It seems appropriate that a university mathematics building should include a ceiling with a complex, intricate design that requires millimetre-precision angles to ensure a perfect result.
Hunter Douglas supplied 600m2 of solid wood grill ceiling for the University of Kent’s new Sibson Building, which accommodates the School of Mathematics, Statistics and Actuarial Science and the School of Business.
The £26 million building was designed by London-based architects Penoyre and Prasad and comprises 8,100m2 of space for teaching as well as offices, cafes, research space, break-out areas and academic workspaces.
The building, which achieved BREEAM Excellent, is set within woodland and includes passive technology, such as natural ventilation with thermal mass and night time cooling, and roof-mounted photovoltaic panels, which provide more than 10% renewable energy.
To maintain the eco-friendly theme, Hunter Douglas provided class O, Forest Stewardship Council (FSC)-approved ayous wood panels that were finished with a whitewash, for the ceiling, which was installed in the whole of the reception area and main atrium over two floors.
The design specified 20mm x 80mm slats with 50mm gap.
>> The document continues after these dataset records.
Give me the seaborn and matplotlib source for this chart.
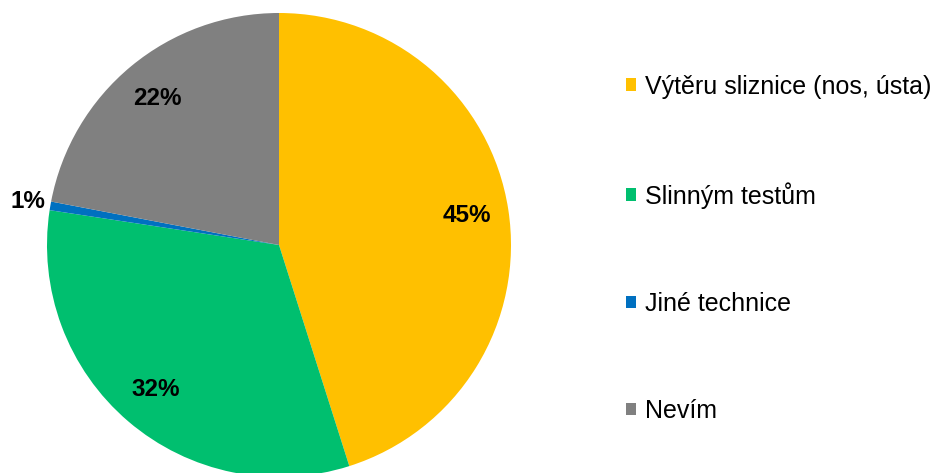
import matplotlib
matplotlib.use('Agg')
import matplotlib.pyplot as plt
import seaborn as sns

labels = ['Výtěru sliznice (nos, ústa)', 'Slinným testům', 'Jiné technice', 'Nevím']
values = [45.1, 32.3, 0.6, 22.0]
colors = ['#FFC000', '#00BF6F', '#0070C0', '#808080']

sns.set_theme(style='white')
plt.rcParams['font.family'] = ['Liberation Sans', 'DejaVu Sans']
plt.rcParams['text.color'] = 'black'

fig = plt.figure(figsize=(9.38, 4.73), dpi=100)
ax = fig.add_axes([47 / 938, -4 / 473, 464 / 938, 464 / 473])

wedges, texts, autotexts = ax.pie(values, colors=colors, startangle=90, counterclock=False,
                                  autopct='%.0f%%', pctdistance=0.82,
                                  textprops={'fontsize': 17.5, 'fontweight': 'bold', 'color': 'black'},
                                  wedgeprops={'linewidth': 0})
# small slice label sits outside
x, y = autotexts[2].get_position()
autotexts[2].set_position((x * 1.1 / 0.82, y * 1.1 / 0.82))
ax.set_xlim(-1, 1)
ax.set_ylim(-1, 1)
ax.set_aspect('equal')
ax.axis('off')

fig.legend(wedges, labels, loc='center left', bbox_to_anchor=(0.654, 0.474),
           frameon=False, fontsize=18, labelspacing=3.33, handlelength=0.4,
           handleheight=0.4, handletextpad=0.35, borderpad=0)

fig.savefig('out.png', dpi=100)
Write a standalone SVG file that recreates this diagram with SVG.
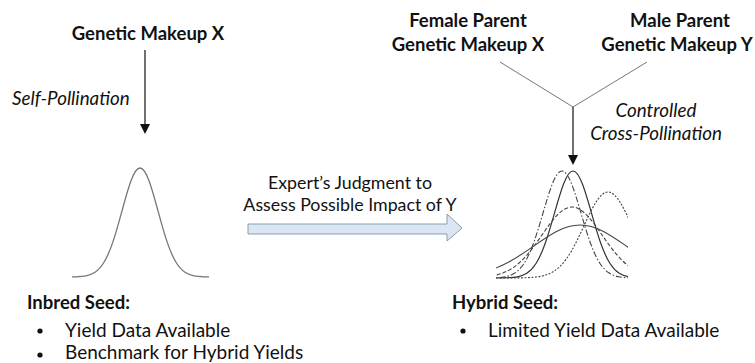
<svg xmlns="http://www.w3.org/2000/svg" xmlns:xlink="http://www.w3.org/1999/xlink" width="755" height="363" viewBox="0 0 755 363">
  <style>
    text { font-family: Lato, "Liberation Sans", sans-serif; fill: #111; }
    .b { font-weight: bold; font-size: 18.5px; }
    .r { font-size: 17.8px; }
    .l { font-size: 19px; }
    .i { font-style: italic; font-size: 18.8px; }
    .edge { stroke: #111; stroke-width: 1.2; fill: none; }
    .thin { stroke: #777; stroke-width: 1; fill: none; }
    #gauss { fill: none; vector-effect: non-scaling-stroke; }
  </style>
  <defs>
    <!-- standard normal curve: 10 units per sigma, peak height 100 -->
    <path id="gauss" d="M -45,0 L -40,-0.03 L -35,-0.22
      C -33.333,-0.348 -31.667,-0.555 -30,-1.11
      C -28.333,-1.665 -26.667,-2.561 -25,-4.39
      C -23.333,-6.219 -21.667,-9.02 -20,-13.53
      C -18.333,-18.04 -16.667,-24.352 -15,-32.47
      C -13.333,-40.588 -11.667,-50.542 -10,-60.65
      C -8.333,-70.758 -6.667,-80.895 -5,-88.25
      C -3.333,-95.605 -1.667,-100 0,-100
      C 1.667,-100 3.333,-95.605 5,-88.25
      C 6.667,-80.895 8.333,-70.758 10,-60.65
      C 11.667,-50.542 13.333,-40.588 15,-32.47
      C 16.667,-24.352 18.333,-18.04 20,-13.53
      C 21.667,-9.02 23.333,-6.219 25,-4.39
      C 26.667,-2.561 28.333,-1.665 30,-1.11
      C 31.667,-0.555 33.333,-0.348 35,-0.22
      L 40,-0.03 L 45,0"/>
    <clipPath id="clip-inbred"><rect x="72" y="150" width="137" height="135"/></clipPath>
    <clipPath id="clip-hybrid"><rect x="496" y="150" width="132" height="135"/></clipPath>
  </defs>

  <!-- connectors -->
  <g id="connectors">
    <line class="edge" x1="145" y1="50" x2="145" y2="125"/>
    <polygon points="140,124 150,124 145,134" fill="#111"/>
    <line class="thin" x1="500" y1="62" x2="573" y2="107"/>
    <line class="thin" x1="647" y1="62" x2="573" y2="107"/>
    <line class="edge" x1="573" y1="107" x2="573" y2="156"/>
    <polygon points="568,155 578,155 573,165" fill="#111"/>
    <text class="i" x="12" y="105">Self-Pollination</text>
    <text class="i" x="656" y="117" text-anchor="middle">Controlled</text>
    <text class="i" x="656" y="140" text-anchor="middle">Cross-Pollination</text>
    <g id="assessment">
      <polygon points="248,224 447,224 447,214 462,228 447,241 447,234 248,234" fill="#dce6f2" stroke="#8a9db3" stroke-width="1"/>
      <text class="r" x="350" y="189" text-anchor="middle">Expert’s Judgment to</text>
      <text class="r" x="350" y="211" text-anchor="middle">Assess Possible Impact of Y</text>
    </g>
  </g>

  <g id="inbred-parent">
    <text class="b" x="148" y="40" text-anchor="middle">Genetic Makeup X</text>
  </g>

  <g id="female-parent">
    <text class="b" x="468" y="27" text-anchor="middle">Female Parent</text>
    <text class="b" x="468" y="51" text-anchor="middle">Genetic Makeup X</text>
  </g>

  <g id="male-parent">
    <text class="b" x="680" y="27" text-anchor="middle">Male Parent</text>
    <text class="b" x="677" y="51" text-anchor="middle">Genetic Makeup Y</text>
  </g>

  <g id="inbred-seed">
    <g clip-path="url(#clip-inbred)">
      <use xlink:href="#gauss" stroke="#777" stroke-width="1.3" transform="translate(140,277) scale(1.8,1.09)"/>
    </g>
    <text class="b" x="27" y="309">Inbred Seed:</text>
    <circle cx="40" cy="331" r="2.6" fill="#111"/>
    <text class="l" x="65" y="337">Yield Data Available</text>
    <circle cx="40" cy="355" r="2.6" fill="#111"/>
    <text class="l" x="65" y="359">Benchmark for Hybrid Yields</text>
  </g>

  <g id="hybrid-seed">
    <g clip-path="url(#clip-hybrid)">
      <use xlink:href="#gauss" stroke="#333" stroke-width="1.2" transform="translate(573,278) scale(1.85,1.07)"/>
      <use xlink:href="#gauss" stroke="#444" stroke-width="1.1" stroke-dasharray="6 2 1.5 2" transform="translate(562,278) scale(1.9,1.07)"/>
      <use xlink:href="#gauss" stroke="#444" stroke-width="1.1" stroke-dasharray="4 2" transform="translate(572,278) scale(3.0,0.71)"/>
      <use xlink:href="#gauss" stroke="#444" stroke-width="1.1" stroke-dasharray="2 1.5" transform="translate(608,278) scale(2.4,0.86)"/>
      <use xlink:href="#gauss" stroke="#444" stroke-width="1.1" transform="translate(580,278) scale(4.6,0.53)"/>
    </g>
    <text class="b" x="452" y="309">Hybrid Seed:</text>
    <circle cx="463" cy="331" r="2.6" fill="#111"/>
    <text class="l" x="488" y="337">Limited Yield Data Available</text>
  </g>
</svg>
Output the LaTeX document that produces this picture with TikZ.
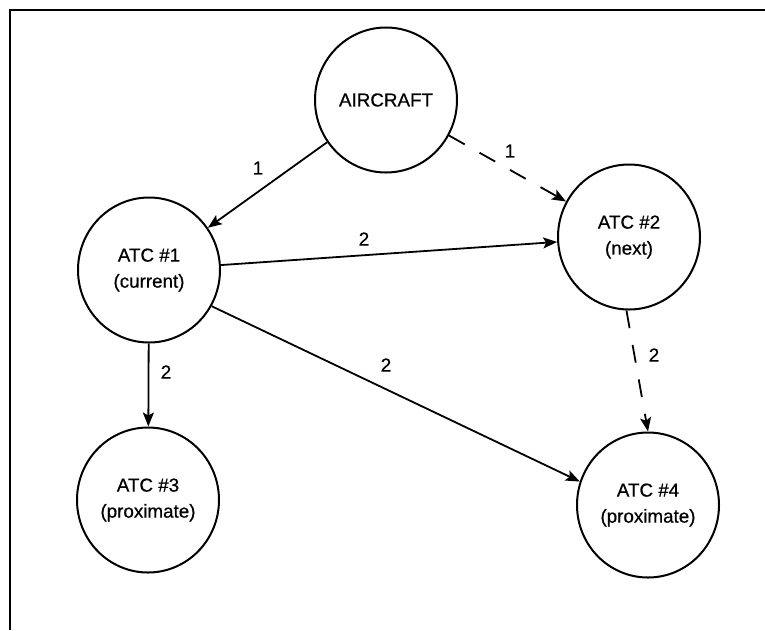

Black fleece was applied to the rear of panels.
Juliette Halliday, national sales manager at Hunter Douglas, said the complexity of the design came in the orientation of the panels at 45˚, which meant all the perimeter panels had to be cut on site so that the changing angles could be fitted perfectly.
“This was challenging work but the result is a very impressive ceiling design that complements this superb new facility on the university campus,” she said. “Hunter Douglas is known for its ability to meet the challenges of complex designs and working closely with the architect and installer means that the finished ceiling looks superb.”
Express Drylining installed the wood grill ceiling.
Tim Daci, managing director, said: “It was the first time we’d worked with Hunter Douglas but we were impressed with how Juliette liaised with us to ensure that a complex installation such as this could be completed without incident. Our professional installation team had to ensure millimetre-precision when cutting and instead of the usual straight cut, we had to mitre cut all the panels due to the panels being installed diagonal shape to complete the work. This was very precise work but the result was very good and everyone – especially the client – was very pleased with the outcome.”